Joule is the SI unit for both heat and energy because scientific experiments, like those by James Prescott Joule, established that heat is a form of energy. This allows all forms of energy—including thermal, mechanical, and electrical—to be measured consistently in Joules.
7. In the specific heat formula Q = mcΔT, what are the standard units for each component?
In the specific heat equation Q = mcΔT, standard SI units are:
- Q (heat transferred): Joules (J)
- m (mass): kilograms (kg)
- c (specific heat capacity): J/kg·K
- ΔT (change in temperature): Kelvin (K) or °C (as a 1 K change equals a 1°C change in difference)

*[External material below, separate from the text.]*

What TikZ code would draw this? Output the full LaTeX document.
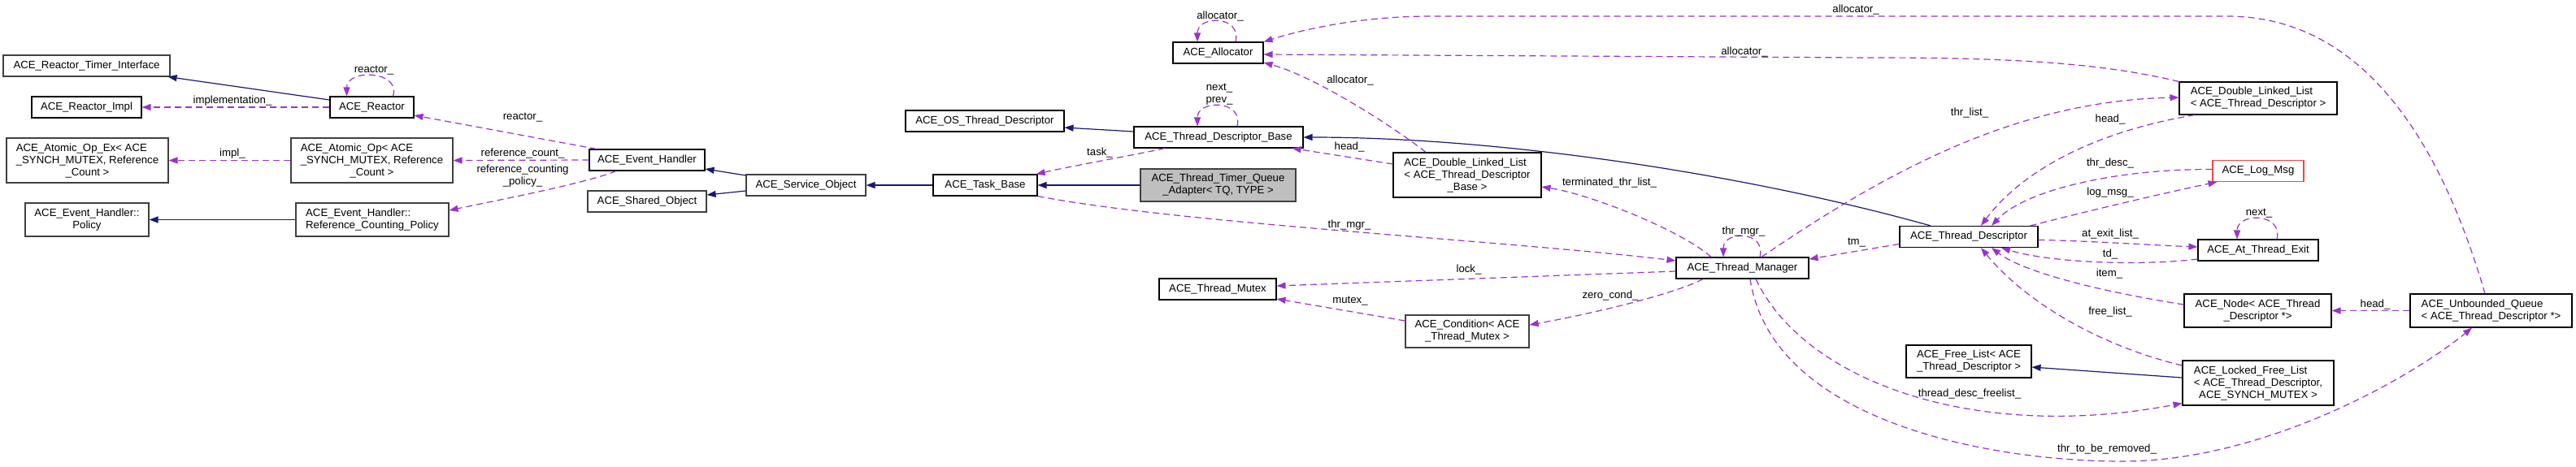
\documentclass[tikz,border=0pt]{standalone}
\usepackage{fontspec}
\setmainfont{Liberation Sans}
\usetikzlibrary{arrows.meta}
\definecolor{inhc}{HTML}{191970}
\definecolor{usec}{HTML}{9A32CD}
\definecolor{gbord}{HTML}{404040}
\begin{document}
\begin{tikzpicture}[x=1pt,y=-1pt,
  txt/.style={font=\fontsize{13.2}{15}\selectfont},
  box/.style={txt, draw=black, line width=1.1pt, fill=white, inner sep=0pt, minimum height=26pt, align=center},
  gbox/.style={box, draw=gbord},
  lbox/.style={box, align=left},
  lab/.style={txt, inner sep=0pt, align=center},
  inh/.style={draw=inhc, line width=1.2pt, -{Triangle[length=11pt,width=8pt]}},
  use/.style={draw=usec, line width=1.2pt, dash pattern=on 8pt off 5pt, -{Triangle[length=11pt,width=8pt]}}
]
\useasboundingbox (0,0) rectangle (3169,574);

% ---------- nodes ----------
\node[gbox, minimum width=205pt] (rti) at (106.5,81) {ACE\_Reactor\_Timer\_Interface};
\node[box, minimum width=135pt] (rimpl) at (106.5,132) {ACE\_Reactor\_Impl};
\node[gbox, minimum width=199pt, minimum height=55pt] (aopex) at (107.5,197.5)
  {\begin{tabular}[b]{@{}l@{}}ACE\_Atomic\_Op\_Ex< ACE\\\_SYNCH\_MUTEX, Reference\end{tabular}\\\_Count >};
\node[gbox, minimum width=152pt, minimum height=41pt] (policy) at (107,270.5) {ACE\_Event\_Handler::\\Policy};
\node[box, minimum width=103pt] (reactor) at (457.5,132) {ACE\_Reactor};
\node[gbox, minimum width=199pt, minimum height=55pt] (aop) at (457.5,197.5)
  {\begin{tabular}[b]{@{}l@{}}ACE\_Atomic\_Op< ACE\\\_SYNCH\_MUTEX, Reference\end{tabular}\\\_Count >};
\node[gbox, minimum width=188pt, minimum height=41pt, align=left] (rcp) at (458,270.5) {ACE\_Event\_Handler::\\Reference\_Counting\_Policy};
\node[box, minimum width=142pt] (eh) at (796,197) {ACE\_Event\_Handler};
\node[gbox, minimum width=146pt] (shobj) at (796,248) {ACE\_Shared\_Object};
\node[gbox, minimum width=147pt] (svc) at (991.5,228) {ACE\_Service\_Object};
\node[box, minimum width=128pt] (task) at (1212,228) {ACE\_Task\_Base};
\node[box, minimum width=195pt] (ostd) at (1211.5,149) {ACE\_OS\_Thread\_Descriptor};
\node[box, minimum width=111pt] (alloc) at (1498.5,65) {ACE\_Allocator};
\node[box, minimum width=208pt] (tdb) at (1499,169) {ACE\_Thread\_Descriptor\_Base};
\node[gbox, fill={rgb,255:red,191;green,191;blue,191}, minimum width=191pt, minimum height=40pt] (ttqa) at (1498.5,228)
  {ACE\_Thread\_Timer\_Queue\\\_Adapter< TQ, TYPE >};
\node[box, minimum width=182pt, minimum height=55pt] (dllb) at (1805,215.5)
  {\begin{tabular}[b]{@{}l@{}}ACE\_Double\_Linked\_List\\< ACE\_Thread\_Descriptor\end{tabular}\\\_Base >};
\node[box, minimum width=144pt] (mutex) at (1498,356) {ACE\_Thread\_Mutex};
\node[gbox, minimum width=152pt, minimum height=40pt] (cond) at (1805,408) {ACE\_Condition< ACE\\\_Thread\_Mutex >};
\node[box, minimum width=163pt] (tm) at (2143.5,330) {ACE\_Thread\_Manager};
\node[box, minimum width=170pt] (td) at (2422,291.5) {ACE\_Thread\_Descriptor};
\node[lbox, minimum width=154pt, minimum height=40pt] (freel) at (2422,445) {ACE\_Free\_List< ACE\\\_Thread\_Descriptor >};
\node[lbox, minimum width=194pt, minimum height=40pt] (dlltd) at (2778,121) {ACE\_Double\_Linked\_List\\< ACE\_Thread\_Descriptor >};
\node[box, draw={rgb,255:red,240;green,70;blue,70}, minimum width=112pt] (logmsg) at (2778,210.5) {ACE\_Log\_Msg};
\node[box, minimum width=148pt] (atexit) at (2778,308) {ACE\_At\_Thread\_Exit};
\node[box, minimum width=181pt, minimum height=41pt] (node) at (2777.5,382.5) {ACE\_Node< ACE\_Thread\\\_Descriptor *>};
\node[lbox, minimum width=199pt, minimum height=41pt] (uq) at (3064.5,382.5) {ACE\_Unbounded\_Queue\\< ACE\_Thread\_Descriptor *>};
\node[box, minimum width=186pt, minimum height=55pt] (lfl) at (2778,471.5)
  {\begin{tabular}[b]{@{}l@{}}ACE\_Locked\_Free\_List\\< ACE\_Thread\_Descriptor,\end{tabular}\\ACE\_SYNCH\_MUTEX >};

% ---------- inheritance ----------
\draw[inh] ([yshift=9pt]reactor.west) -- ([xshift=-3pt]rti.south east);
\draw[inh] (rcp.west) -- (policy.east);
\draw[inh] ([yshift=12pt]svc.west) -- ([yshift=-11pt]eh.east);
\draw[inh] ([yshift=-7pt]svc.west) -- ([yshift=8pt]shobj.east);
\draw[inh] (task.west) -- (svc.east);
\draw[inh] (ttqa.west) -- (task.east);
\draw[inh] ([yshift=7pt]tdb.west) -- ([yshift=-8pt]ostd.east);
\draw[inh] ([xshift=-47pt]td.north) .. controls (2150,215) and (1850,169) .. (tdb.east);
\draw[inh] ([yshift=6.5pt]lfl.west) -- ([yshift=-7pt]freel.east);

% ---------- usage ----------
\draw[use] (reactor.west) -- (rimpl.east);
\draw[use] ([xshift=26pt]reactor.north) .. controls +(10,-32) and +(0,-34) .. ([xshift=-31pt]reactor.north);
\draw[use] ([xshift=-62pt]eh.north) -- ([yshift=-10pt]reactor.east);
\draw[use] (aop.west) -- (aopex.east);
\draw[use] (eh.west) -- (aop.east);
\draw[use] ([xshift=-38pt]eh.south) .. controls (720,226) and (600,249) .. ([yshift=11.5pt]rcp.east);
\draw[use] ([xshift=-66pt]tdb.south) .. controls (1400,190) and (1320,204) .. ([xshift=-2pt]task.north east);
\draw[use] ([xshift=23pt]tdb.north) .. controls +(8,-33) and +(0,-33) .. ([xshift=-26pt]tdb.north);
\draw[use] (task.south east) .. controls (1450,275) and (1850,296) .. ([yshift=9pt]tm.west);
\draw[use] ([xshift=21.5pt]alloc.north) .. controls +(8,-33) and +(0,-33) .. ([xshift=-25.5pt]alloc.north);
\draw[use] ([xshift=-51pt]dllb.north) .. controls (1720,160) and (1620,95) .. ([yshift=-12pt]alloc.east);
\draw[use] ([yshift=13.5pt]dllb.west) -- ([xshift=-14pt]tdb.south east);
\draw[use] ([xshift=-38.5pt]tm.north) .. controls (2070,285) and (1960,240) .. ([yshift=-14.5pt]dllb.east);
\draw[use] ([yshift=-4pt]tm.west) -- ([yshift=4pt]mutex.east);
\draw[use] ([yshift=13pt]cond.west) -- ([yshift=-12pt]mutex.east);
\draw[use] ([xshift=-48.5pt]tm.south) .. controls (2060,362) and (1960,386) .. ([yshift=8pt]cond.east);
\draw[use] ([xshift=21.5pt]tm.north) .. controls +(8,-33) and +(0,-33) .. ([xshift=-23.5pt]tm.north);
\draw[use] ([yshift=-9pt]td.west) -- ([yshift=11pt]tm.east);
\draw[use] ([xshift=23.5pt]tm.north) .. controls (2320,212) and (2480,124) .. ([yshift=1pt]dlltd.west);
\draw[use] (dlltd.north west) .. controls (2580,76) and (2460,71) .. (2300,71) -- ([yshift=-2pt]alloc.east);
\draw[use] ([xshift=-7.5pt]uq.north) .. controls (3010,200) and (2920,20) .. (2740,20) -- (1760,20) .. controls (1680,20) and (1610,34) .. (alloc.north east);
\draw[use] ([xshift=-78pt]dlltd.south) .. controls (2560,165) and (2480,220) .. ([xshift=15pt]td.north);
\draw[use] ([yshift=2pt]logmsg.west) .. controls (2600,208) and (2490,235) .. ([xshift=28pt]td.north);
\draw[use] ([xshift=-10pt]td.north east) .. controls (2560,262) and (2660,238) .. ([xshift=6pt]logmsg.south west);
\draw[use] ([yshift=-4pt]td.east) .. controls (2560,296) and (2650,302) .. ([yshift=4pt]atexit.west);
\draw[use] ([xshift=23pt]atexit.north) .. controls +(8,-33) and +(0,-33) .. ([xshift=-26pt]atexit.north);
\draw[use] ([yshift=-11pt]atexit.west) .. controls (2630,328) and (2520,323) .. ([xshift=40pt]td.south);
\draw[use] ([yshift=7.5pt]node.west) .. controls (2590,360) and (2490,336) .. ([xshift=28pt]td.south);
\draw[use] ([yshift=21.5pt]lfl.west) .. controls (2580,425) and (2490,370) .. ([xshift=15pt]td.south);
\draw[use] ([xshift=16.5pt]tm.south) .. controls (2220,470) and (2430,545) .. ([yshift=-25pt]lfl.west);
\draw[use] ([xshift=9.5pt]tm.south) .. controls (2180,520) and (2450,568) .. (2611,568) .. controls (2780,568) and (2960,470) .. ([xshift=-23.5pt]uq.south);
\draw[use] (uq.west) -- (node.east);

% ---------- labels ----------
\node[lab] (l1) at (460,87) {reactor\_};
\node[lab] (l2) at (286,124) {implementation\_};
\node[lab] (l3) at (643,145) {reactor\_};
\node[lab] (l4) at (286,189) {impl\_};
\node[lab] (l5) at (643,189) {reference\_count\_};
\node[lab] (l6) at (643,216.5) {reference\_counting\\\_policy\_};
\node[lab] (l7) at (1353,188) {task\_};
\node[lab] (l8) at (1501,20) {allocator\_};
\node[lab] (l9) at (1500,116.5) {next\_\\prev\_};
\node[lab] (l10) at (1661,99) {allocator\_};
\node[lab] (l11) at (1660,181) {head\_};
\node[lab] (l12) at (1980,225) {terminated\_thr\_list\_};
\node[lab] (l13) at (1660,277) {thr\_mgr\_};
\node[lab] (l14) at (1807,332) {lock\_};
\node[lab] (l15) at (1661,371) {mutex\_};
\node[lab] (l16) at (1981,364) {zero\_cond\_};
\node[lab] (l17) at (2283,12) {allocator\_};
\node[lab] (l18) at (2146,64) {allocator\_};
\node[lab] (l19) at (2423,139) {thr\_list\_};
\node[lab] (l20) at (2596,147) {head\_};
\node[lab] (l21) at (2596,201) {thr\_desc\_};
\node[lab] (l22) at (2596,237) {log\_msg\_};
\node[lab] (l23) at (2596,288) {at\_exit\_list\_};
\node[lab] (l24) at (2145,285) {thr\_mgr\_};
\node[lab] (l25) at (2284,299) {tm\_};
\node[lab] (l26) at (2596,313) {td\_};
\node[lab] (l27) at (2595,337) {item\_};
\node[lab] (l28) at (2596,384) {free\_list\_};
\node[lab] (l29) at (2423,485) {thread\_desc\_freelist\_};
\node[lab] (l30) at (2592,553) {thr\_to\_be\_removed\_};
\node[lab] (l31) at (2779,263) {next\_};
\node[lab] (l32) at (2922,375) {head\_};
\end{tikzpicture}
\end{document}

8. Can an object at a lower temperature have more internal energy than an object at a higher temperature?
Yes, total internal energy depends on both mass and temperature. For example, a large mass at lower temperature (like an iceberg at 0°C) can have more internal energy than a small mass at higher temperature (like a cup of water at 100°C).
9. How do you convert calories to Joules?
To convert calories to Joules, use:
1 calorie (cal) = 4.186 Joules (J).
Multiply the amount in calories by 4.186 to get the value in Joules.
10. What are the units of specific heat capacity in SI and CGS systems?
Specific heat capacity units:
- SI unit: Joule per kilogram per Kelvin (J/kg·K)
- CGS unit: Calorie per gram per degree Celsius (cal/g·°C)
11. What formula do you use to calculate the heat required to change the temperature of a substance?
The heat required is calculated using: Q = mcΔT,
where Q is the heat supplied (J), m is mass (kg), c is specific heat capacity (J/kg·K), and ΔT is the change in temperature (K or °C).
12. Which method is used to transfer heat in solids, liquids, and gases?
The three methods of heat transfer are:
- Conduction: Heat transfer through direct contact, mainly in solids.
- Convection: Heat transfer by movement of fluids (liquids or gases).
- Radiation: Transfer of heat through electromagnetic waves, without requiring a medium.